Why Bother With Standards?

Wednesday, August 19th, 2009

Mozilla, as an organization and product, has made implementing and developing open standards a core part of its mission from the beginning. But what is so important about standards?

I was listening to a presentation by Mitchell the other day, and one phrase in particular stood out: “Standards compliance is important because it ensures the portability of my data”. We don’t expend huge amounts of time and effort on open standards and standards compliance because of marketplace pressure. Open standards are a guarantee that the documents and data that our users are reading and writing today will continue to be available to us permanently in the future. Open standards are an essential service to the users of Firefox and to the web as a whole.

This is why Mozilla has spent so much effort implementing open video and the <video> element in HTML. And this is why open video is fundamentally better for users than Flash video or even patent-encumbered formats such as H.264.

There is No Invalid HTML

Thursday, January 15th, 2009

There are many different kinds of user agents for HTML markup. The most popular and most important user agents today are display-based web browsers. There are other types of HTML consumers, such as search engines, aggregators, text-based browsers, and speech browsers. There are also many different types of producers of HTML.
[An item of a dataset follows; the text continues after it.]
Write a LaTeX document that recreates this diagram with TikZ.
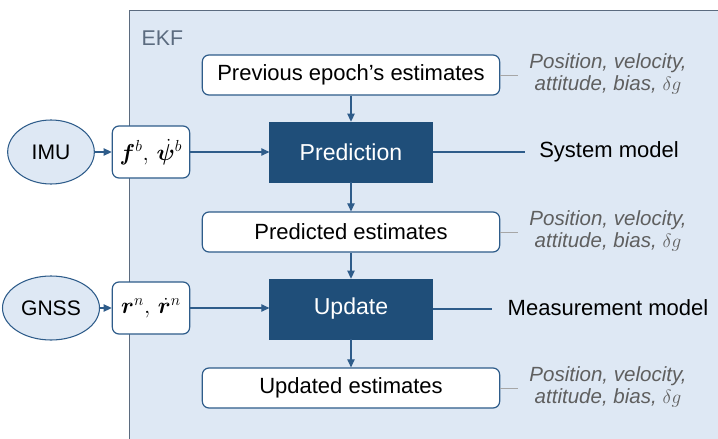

One of the the most important features of the HTML5 specification from the perspective of user agents is that it specifies how to parse and consume all markup, not just correct markup. The vast majority of markup on the web is not “valid”. This will undoubtedly continue to be true, and it’s not a bad thing: imagine a dystopian world where only complex tools or skilled technicians could create web content!

The HTML5 parsing specification contains rules to transform any possible sequence of characters or bytes into a standard document object model. From conversations with Ian, I believe this was one of his primary goals for the initial HTML5 specification. I’m a little surprised that this is not called out more clearly in the parsing section of the specification.
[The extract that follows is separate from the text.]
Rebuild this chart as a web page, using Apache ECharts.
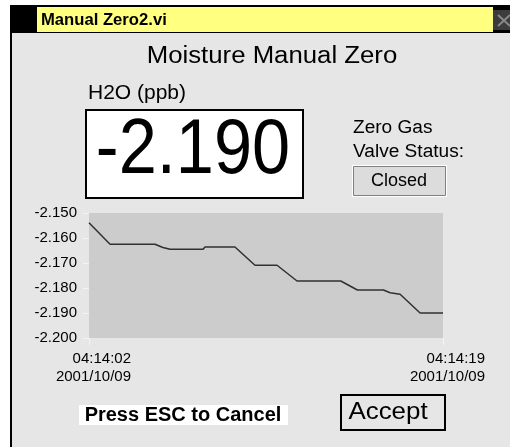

Setting aside the unanswerable questions of whether generic metadata can be used to solve problems at web-scale, or whether RDFa can solve the metadata problem, most of the discussion on the WhatWG mailing list regarding whether RDF (RDFa) should be integrated into the HTML specification has focused on whether the RDFa would make the markup invalid HTML.

If everyone actually implements the HTML5 parsing specification, who cares whether it’s valid markup? You get the same document structure in every case. User agents which are aware of RDFa and wish to use it to solve problems may do so. This seems like the ultimate extensibility mechanism you could possibly want. The only “problem” is that a validator (conformance checker) will warn you that you’ve produced invalid markup.

Perhaps, rather than ranting about invalid markup, the specification should be altered. Remove all references to parse errors, and instead require parsers to interoperably transform any possible sequence of characters into the same document model. Then those who wish to use RDFa markup may do so, and user agents can ignore or process this metadata as appropriate.

One possible objection to this error-less regime is that it doesn’t give useful guidance to content authors or authoring tools. If everything is valid HTML markup, there still should be best practices for authoring HTML. If you want your content to work with existing browsers, reverse-engineering existing practice is a tricky exercise. Perhaps there should be a section of the HTML5 specification indicating how authoring tools should interoperably serialize a given document model. Then it would be relatively simple to write a fuzz tester to take a document, serialize it per the serialization spec, re-parse it per the parsing spec, and then compare the results for equality.

The discussions about HTML and RDF have drifted from practical interoperability into theoretical “validity”, purity, and architectural grandiosity. Let’s get back to the specific technical question that needs to be answered: if you embed RDFa in HTML5, does it parse into a usable DOM? If not, are there specific changes to the parsing specification that will allow it to parse to a usable DOM?